In His Own Words

Everything’s digital these days, but it wasn’t always so.

In 1973, I made a movie called Westworld, which was a fantasy about robots. The film required us to show the point of view of the main robot, played by Yul Brynner. But what special-effects technique would best suggest a machine’s point of view?

I proposed a rather simple solution: to show the point of view of a machine, use a machine. I wanted to film the scenes and then manipulate the film with a computer.

Such a process had never been used for motion picture films before, and none of the special-effects houses even knew what we were talking about. At this time, film special effects were limited to purely photographic processes, such as solarization – the technique used, for example, to make the shimmery, bizarre-colored landscapes in 2001: A Space Odyssey. None of the special-effects houses had computers or were even thinking about them; all they could do were variations on photographic techniques. But photographic techniques look just like that – darkroom manipulation of the filmed image. I wanted a mechanical process.

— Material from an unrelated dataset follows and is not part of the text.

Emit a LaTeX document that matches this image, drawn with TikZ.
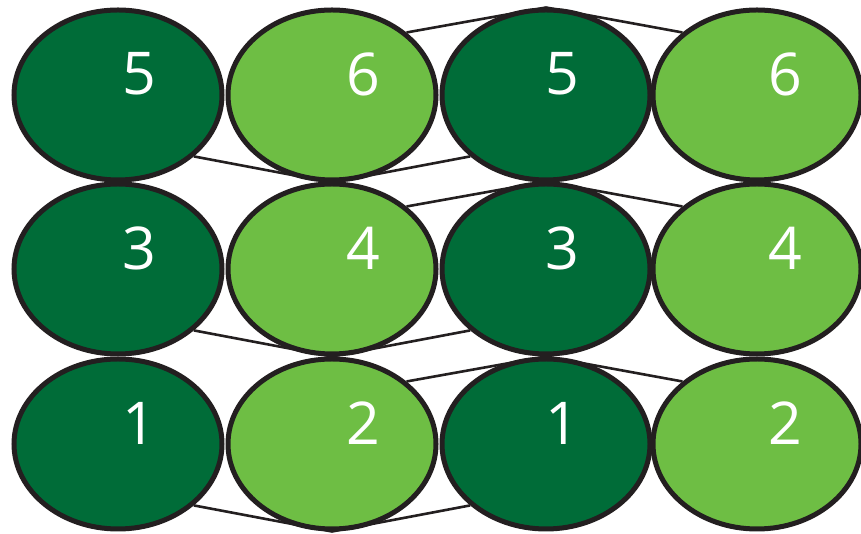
\documentclass[tikz,border=0pt]{standalone}
\usepackage{fontspec}
\setmainfont{Open Sans}
\usetikzlibrary{shapes.geometric,calc}
\pgfdeclarelayer{bg}
\pgfsetlayers{bg,main}
\definecolor{darkg}{RGB}{0,108,56}
\definecolor{lightg}{RGB}{110,190,68}
\definecolor{rim}{RGB}{35,31,32}
\tikzset{
  ball/.style={ellipse, draw=rim, line width=5pt, minimum width=208pt, minimum height=170pt, inner sep=0pt},
  darkball/.style={ball, fill=darkg},
  lightball/.style={ball, fill=lightg},
  num/.style={text=white, font=\fontsize{59}{60}\selectfont, inner sep=0pt},
  link/.style={draw=rim, line width=2.6pt},
}
\begin{document}
\begin{tikzpicture}[x=1pt,y=1pt]
\useasboundingbox (0,0) rectangle (861,534);
\foreach \c/\x/\dx/\st in {1/118/21/darkball,2/332/31/lightball,3/546/16/darkball,4/757/28/lightball}{
  \foreach \r/\y in {1/439,2/265,3/90}{
    \pgfmathtruncatemacro\n{2*(3-\r)+2-mod(\c,2)}
    \node[\st] (e\r\c) at (\x,\y) {};
    \node[num] (n\r\c) at ($(e\r\c.center)+(\dx,21)$) {\n};
  }
}
\begin{pgfonlayer}{bg}
\foreach \r in {1,2,3}{
  \draw[link] (e\r1.-39) -- (e\r2.south) -- (e\r3.-141);
  \draw[link] (e\r2.40) -- (e\r3.north) -- (e\r4.140);
}
\end{pgfonlayer}
\end{tikzpicture}
\end{document}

Finally, we went to the Jet Propulsion Laboratory in Pasadena. At least they knew what we were talking about. They explained that the technique had thus far been used for single images, because each required massive computer power. We were talking about two minutes of film, or 2,880 separate images. But they said they could do it: they could process two minutes of movie film. It would take nine months and cost $200,000.

Since the entire film had to be finished and released in six months at a total cost of $1 million, we had to look elsewhere. Eventually, John Whitney Jr., agreed to undertake the job in four months for $20,000. Working long hours and nights with giant mainframes, John was able to process only a few seconds of film a week.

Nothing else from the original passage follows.